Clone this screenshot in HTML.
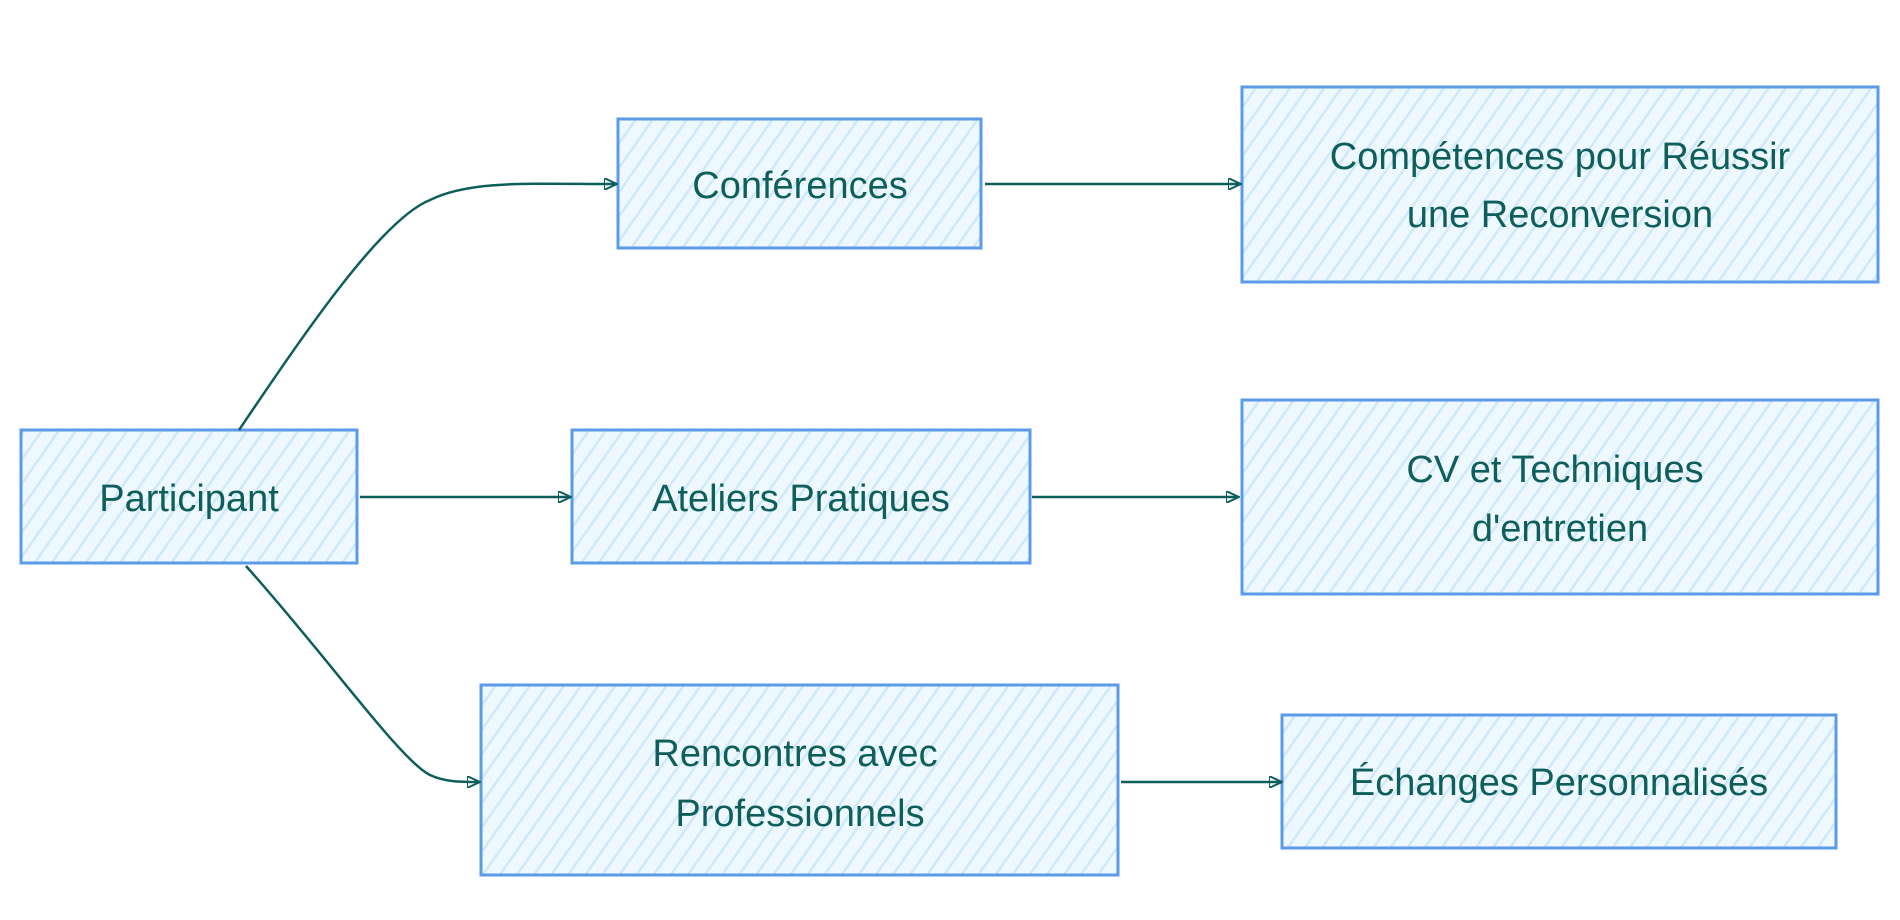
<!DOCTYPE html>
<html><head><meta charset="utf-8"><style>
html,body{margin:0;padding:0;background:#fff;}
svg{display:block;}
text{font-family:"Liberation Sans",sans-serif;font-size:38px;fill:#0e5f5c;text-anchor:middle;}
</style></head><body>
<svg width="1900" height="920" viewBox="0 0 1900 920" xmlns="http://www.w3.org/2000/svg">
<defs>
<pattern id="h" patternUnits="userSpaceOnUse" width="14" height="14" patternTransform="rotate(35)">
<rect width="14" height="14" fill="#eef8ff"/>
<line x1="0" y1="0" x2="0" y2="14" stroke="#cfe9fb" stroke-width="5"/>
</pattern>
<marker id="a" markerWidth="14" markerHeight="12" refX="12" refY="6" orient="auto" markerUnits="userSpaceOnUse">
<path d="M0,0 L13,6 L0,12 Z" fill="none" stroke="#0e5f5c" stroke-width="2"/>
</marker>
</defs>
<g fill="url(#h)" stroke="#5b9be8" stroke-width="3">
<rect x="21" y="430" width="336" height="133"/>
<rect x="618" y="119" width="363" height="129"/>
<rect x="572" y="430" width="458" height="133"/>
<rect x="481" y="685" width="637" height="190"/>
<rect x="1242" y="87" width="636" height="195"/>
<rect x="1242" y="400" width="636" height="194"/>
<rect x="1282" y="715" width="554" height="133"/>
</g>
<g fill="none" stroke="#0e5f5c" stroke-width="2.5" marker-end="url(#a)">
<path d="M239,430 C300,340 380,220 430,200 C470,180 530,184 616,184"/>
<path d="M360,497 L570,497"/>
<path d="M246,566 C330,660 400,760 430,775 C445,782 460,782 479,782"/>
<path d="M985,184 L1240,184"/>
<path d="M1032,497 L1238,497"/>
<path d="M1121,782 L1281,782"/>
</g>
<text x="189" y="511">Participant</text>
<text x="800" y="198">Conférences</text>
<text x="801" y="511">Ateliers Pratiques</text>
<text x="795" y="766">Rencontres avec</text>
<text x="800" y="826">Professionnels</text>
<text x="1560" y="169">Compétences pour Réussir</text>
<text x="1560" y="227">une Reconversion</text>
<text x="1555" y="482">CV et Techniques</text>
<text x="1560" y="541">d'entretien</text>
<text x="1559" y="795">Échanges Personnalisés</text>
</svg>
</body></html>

═══

• What to do:
Without including any picture, repeat the data exactly.

• Answer in full:
Clone this screenshot in HTML.
<!DOCTYPE html>
<html><head><meta charset="utf-8"><style>
html,body{margin:0;padding:0;background:#fff;}
svg{display:block;}
text{font-family:"Liberation Sans",sans-serif;font-size:38px;fill:#0e5f5c;text-anchor:middle;}
</style></head><body>
<svg width="1900" height="920" viewBox="0 0 1900 920" xmlns="http://www.w3.org/2000/svg">
<defs>
<pattern id="h" patternUnits="userSpaceOnUse" width="14" height="14" patternTransform="rotate(35)">
<rect width="14" height="14" fill="#eef8ff"/>
<line x1="0" y1="0" x2="0" y2="14" stroke="#cfe9fb" stroke-width="5"/>
</pattern>
<marker id="a" markerWidth="14" markerHeight="12" refX="12" refY="6" orient="auto" markerUnits="userSpaceOnUse">
<path d="M0,0 L13,6 L0,12 Z" fill="none" stroke="#0e5f5c" stroke-width="2"/>
</marker>
</defs>
<g fill="url(#h)" stroke="#5b9be8" stroke-width="3">
<rect x="21" y="430" width="336" height="133"/>
<rect x="618" y="119" width="363" height="129"/>
<rect x="572" y="430" width="458" height="133"/>
<rect x="481" y="685" width="637" height="190"/>
<rect x="1242" y="87" width="636" height="195"/>
<rect x="1242" y="400" width="636" height="194"/>
<rect x="1282" y="715" width="554" height="133"/>
</g>
<g fill="none" stroke="#0e5f5c" stroke-width="2.5" marker-end="url(#a)">
<path d="M239,430 C300,340 380,220 430,200 C470,180 530,184 616,184"/>
<path d="M360,497 L570,497"/>
<path d="M246,566 C330,660 400,760 430,775 C445,782 460,782 479,782"/>
<path d="M985,184 L1240,184"/>
<path d="M1032,497 L1238,497"/>
<path d="M1121,782 L1281,782"/>
</g>
<text x="189" y="511">Participant</text>
<text x="800" y="198">Conférences</text>
<text x="801" y="511">Ateliers Pratiques</text>
<text x="795" y="766">Rencontres avec</text>
<text x="800" y="826">Professionnels</text>
<text x="1560" y="169">Compétences pour Réussir</text>
<text x="1560" y="227">une Reconversion</text>
<text x="1555" y="482">CV et Techniques</text>
<text x="1560" y="541">d'entretien</text>
<text x="1559" y="795">Échanges Personnalisés</text>
</svg>
</body></html>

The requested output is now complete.